* **SHORT EXERCISE**
Tally how many lines include "with". The number is the whole answer.

──────

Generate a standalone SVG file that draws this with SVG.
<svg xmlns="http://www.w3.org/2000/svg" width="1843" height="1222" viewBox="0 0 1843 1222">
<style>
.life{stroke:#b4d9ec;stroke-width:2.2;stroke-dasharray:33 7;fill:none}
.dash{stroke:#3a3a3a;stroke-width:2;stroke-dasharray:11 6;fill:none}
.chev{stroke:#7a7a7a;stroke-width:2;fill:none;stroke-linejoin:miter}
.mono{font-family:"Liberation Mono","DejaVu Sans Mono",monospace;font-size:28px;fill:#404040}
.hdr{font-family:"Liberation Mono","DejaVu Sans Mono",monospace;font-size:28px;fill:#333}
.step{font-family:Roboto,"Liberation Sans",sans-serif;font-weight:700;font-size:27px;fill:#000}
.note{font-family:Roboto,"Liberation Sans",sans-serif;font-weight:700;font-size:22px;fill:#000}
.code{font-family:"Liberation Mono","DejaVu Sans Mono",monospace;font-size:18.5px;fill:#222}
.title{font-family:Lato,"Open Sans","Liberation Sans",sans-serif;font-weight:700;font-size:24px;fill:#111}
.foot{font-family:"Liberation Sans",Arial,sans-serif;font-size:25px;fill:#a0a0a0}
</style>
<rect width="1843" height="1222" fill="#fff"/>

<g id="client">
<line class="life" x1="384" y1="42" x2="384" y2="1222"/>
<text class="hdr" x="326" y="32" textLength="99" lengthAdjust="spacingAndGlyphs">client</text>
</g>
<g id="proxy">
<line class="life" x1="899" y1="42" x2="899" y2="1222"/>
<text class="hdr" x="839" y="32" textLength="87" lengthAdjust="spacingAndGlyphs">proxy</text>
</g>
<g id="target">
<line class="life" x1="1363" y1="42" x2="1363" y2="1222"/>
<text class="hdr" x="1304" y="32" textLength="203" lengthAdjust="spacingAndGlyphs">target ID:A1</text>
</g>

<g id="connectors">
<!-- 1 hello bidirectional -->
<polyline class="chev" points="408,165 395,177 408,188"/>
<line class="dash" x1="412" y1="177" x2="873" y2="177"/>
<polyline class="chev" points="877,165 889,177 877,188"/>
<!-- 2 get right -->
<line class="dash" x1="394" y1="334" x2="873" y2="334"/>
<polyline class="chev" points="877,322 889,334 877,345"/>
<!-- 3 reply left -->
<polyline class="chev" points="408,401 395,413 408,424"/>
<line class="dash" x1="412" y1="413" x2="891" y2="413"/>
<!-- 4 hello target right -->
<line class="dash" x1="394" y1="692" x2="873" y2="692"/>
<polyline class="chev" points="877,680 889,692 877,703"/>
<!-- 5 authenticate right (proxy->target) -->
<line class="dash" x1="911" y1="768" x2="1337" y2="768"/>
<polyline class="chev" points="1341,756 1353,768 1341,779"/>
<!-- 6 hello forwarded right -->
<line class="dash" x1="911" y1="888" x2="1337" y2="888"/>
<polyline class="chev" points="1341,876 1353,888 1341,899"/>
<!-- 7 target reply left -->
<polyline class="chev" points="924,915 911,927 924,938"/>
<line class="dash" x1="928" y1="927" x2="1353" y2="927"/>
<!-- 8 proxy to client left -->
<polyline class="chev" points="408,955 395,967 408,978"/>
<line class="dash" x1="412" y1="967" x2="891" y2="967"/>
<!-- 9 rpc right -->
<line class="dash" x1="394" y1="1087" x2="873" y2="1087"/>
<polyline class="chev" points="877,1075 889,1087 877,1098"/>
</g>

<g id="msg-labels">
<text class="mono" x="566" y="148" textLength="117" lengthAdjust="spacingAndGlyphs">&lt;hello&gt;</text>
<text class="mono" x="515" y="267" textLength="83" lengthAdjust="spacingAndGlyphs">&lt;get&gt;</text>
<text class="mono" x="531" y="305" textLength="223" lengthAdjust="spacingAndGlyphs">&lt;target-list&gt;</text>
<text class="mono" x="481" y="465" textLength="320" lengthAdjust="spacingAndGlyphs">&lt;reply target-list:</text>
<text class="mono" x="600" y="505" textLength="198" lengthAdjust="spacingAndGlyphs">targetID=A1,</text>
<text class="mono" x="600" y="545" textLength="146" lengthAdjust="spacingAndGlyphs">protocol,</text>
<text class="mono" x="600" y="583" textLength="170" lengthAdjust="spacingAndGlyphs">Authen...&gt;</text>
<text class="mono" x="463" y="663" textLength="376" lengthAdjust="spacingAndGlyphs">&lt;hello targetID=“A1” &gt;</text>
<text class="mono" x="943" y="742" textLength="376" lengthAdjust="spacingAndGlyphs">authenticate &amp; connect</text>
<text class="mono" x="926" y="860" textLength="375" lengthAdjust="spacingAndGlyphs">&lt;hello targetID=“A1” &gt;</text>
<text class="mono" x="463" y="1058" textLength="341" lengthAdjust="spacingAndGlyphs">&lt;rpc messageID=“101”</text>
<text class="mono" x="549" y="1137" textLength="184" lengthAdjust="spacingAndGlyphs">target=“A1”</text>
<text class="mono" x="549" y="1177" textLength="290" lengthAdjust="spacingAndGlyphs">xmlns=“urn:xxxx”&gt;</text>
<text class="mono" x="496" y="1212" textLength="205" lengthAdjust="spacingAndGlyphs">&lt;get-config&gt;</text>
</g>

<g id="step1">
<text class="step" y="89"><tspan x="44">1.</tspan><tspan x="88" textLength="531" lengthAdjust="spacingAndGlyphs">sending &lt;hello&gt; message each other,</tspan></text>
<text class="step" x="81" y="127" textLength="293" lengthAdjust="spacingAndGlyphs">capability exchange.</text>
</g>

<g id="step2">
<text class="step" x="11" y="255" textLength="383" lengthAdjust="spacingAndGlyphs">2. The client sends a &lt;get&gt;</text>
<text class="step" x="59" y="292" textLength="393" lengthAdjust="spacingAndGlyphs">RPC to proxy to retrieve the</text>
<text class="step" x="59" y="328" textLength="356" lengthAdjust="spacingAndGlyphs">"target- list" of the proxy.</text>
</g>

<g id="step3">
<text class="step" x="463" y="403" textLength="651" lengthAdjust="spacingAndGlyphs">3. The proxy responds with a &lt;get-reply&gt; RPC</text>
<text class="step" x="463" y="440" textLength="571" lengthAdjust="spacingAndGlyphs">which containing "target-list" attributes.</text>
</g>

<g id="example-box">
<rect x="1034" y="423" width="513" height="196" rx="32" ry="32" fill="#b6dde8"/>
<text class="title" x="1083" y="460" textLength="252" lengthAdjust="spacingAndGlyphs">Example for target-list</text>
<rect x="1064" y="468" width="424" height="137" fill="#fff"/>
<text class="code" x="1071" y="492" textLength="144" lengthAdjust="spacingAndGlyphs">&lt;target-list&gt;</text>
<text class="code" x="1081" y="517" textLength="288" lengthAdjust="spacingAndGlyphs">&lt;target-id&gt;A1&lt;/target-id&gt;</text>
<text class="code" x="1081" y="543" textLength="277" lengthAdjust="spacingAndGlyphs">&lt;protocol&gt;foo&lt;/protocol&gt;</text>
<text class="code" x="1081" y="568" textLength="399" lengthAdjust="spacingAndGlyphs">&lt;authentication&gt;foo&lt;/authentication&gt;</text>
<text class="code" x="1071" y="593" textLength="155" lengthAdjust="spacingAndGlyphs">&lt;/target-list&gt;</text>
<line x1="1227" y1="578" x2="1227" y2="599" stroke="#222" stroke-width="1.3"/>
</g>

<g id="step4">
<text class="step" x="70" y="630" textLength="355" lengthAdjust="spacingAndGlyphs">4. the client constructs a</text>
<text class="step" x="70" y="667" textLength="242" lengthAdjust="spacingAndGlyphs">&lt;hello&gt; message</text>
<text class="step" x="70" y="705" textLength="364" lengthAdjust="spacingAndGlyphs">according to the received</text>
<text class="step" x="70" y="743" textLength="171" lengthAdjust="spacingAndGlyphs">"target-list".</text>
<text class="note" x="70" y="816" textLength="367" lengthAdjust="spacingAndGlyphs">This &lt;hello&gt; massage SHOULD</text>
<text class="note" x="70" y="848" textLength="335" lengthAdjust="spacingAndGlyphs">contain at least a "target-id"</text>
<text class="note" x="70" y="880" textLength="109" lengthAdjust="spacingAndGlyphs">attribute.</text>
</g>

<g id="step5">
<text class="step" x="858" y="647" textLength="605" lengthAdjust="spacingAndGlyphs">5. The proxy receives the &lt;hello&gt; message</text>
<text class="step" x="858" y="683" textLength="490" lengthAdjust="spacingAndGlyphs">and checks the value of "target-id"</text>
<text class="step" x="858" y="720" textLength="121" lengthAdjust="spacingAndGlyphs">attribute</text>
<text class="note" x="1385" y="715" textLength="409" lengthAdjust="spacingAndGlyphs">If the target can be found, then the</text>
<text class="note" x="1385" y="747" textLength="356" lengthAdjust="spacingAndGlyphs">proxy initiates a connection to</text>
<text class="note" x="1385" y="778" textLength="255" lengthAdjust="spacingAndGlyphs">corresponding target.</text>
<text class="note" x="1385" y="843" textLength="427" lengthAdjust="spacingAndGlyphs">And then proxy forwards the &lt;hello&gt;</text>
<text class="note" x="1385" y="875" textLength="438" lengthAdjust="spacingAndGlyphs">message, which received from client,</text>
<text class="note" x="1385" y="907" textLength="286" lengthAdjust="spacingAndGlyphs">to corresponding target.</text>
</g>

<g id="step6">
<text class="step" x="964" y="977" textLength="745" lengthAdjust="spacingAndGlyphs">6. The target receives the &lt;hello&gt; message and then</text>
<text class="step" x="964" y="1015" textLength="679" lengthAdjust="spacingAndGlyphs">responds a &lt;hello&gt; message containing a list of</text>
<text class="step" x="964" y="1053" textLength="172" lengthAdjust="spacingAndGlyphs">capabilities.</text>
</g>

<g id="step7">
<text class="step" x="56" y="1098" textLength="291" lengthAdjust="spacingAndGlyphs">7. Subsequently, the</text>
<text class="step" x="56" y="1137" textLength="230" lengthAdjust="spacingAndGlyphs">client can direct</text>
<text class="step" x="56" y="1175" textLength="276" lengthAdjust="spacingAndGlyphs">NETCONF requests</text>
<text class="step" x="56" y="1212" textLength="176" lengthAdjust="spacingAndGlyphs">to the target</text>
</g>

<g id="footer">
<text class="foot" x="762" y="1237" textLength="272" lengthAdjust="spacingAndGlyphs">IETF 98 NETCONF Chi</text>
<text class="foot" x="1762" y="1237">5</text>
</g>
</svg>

──────

* **EXPECTED ANSWER**
2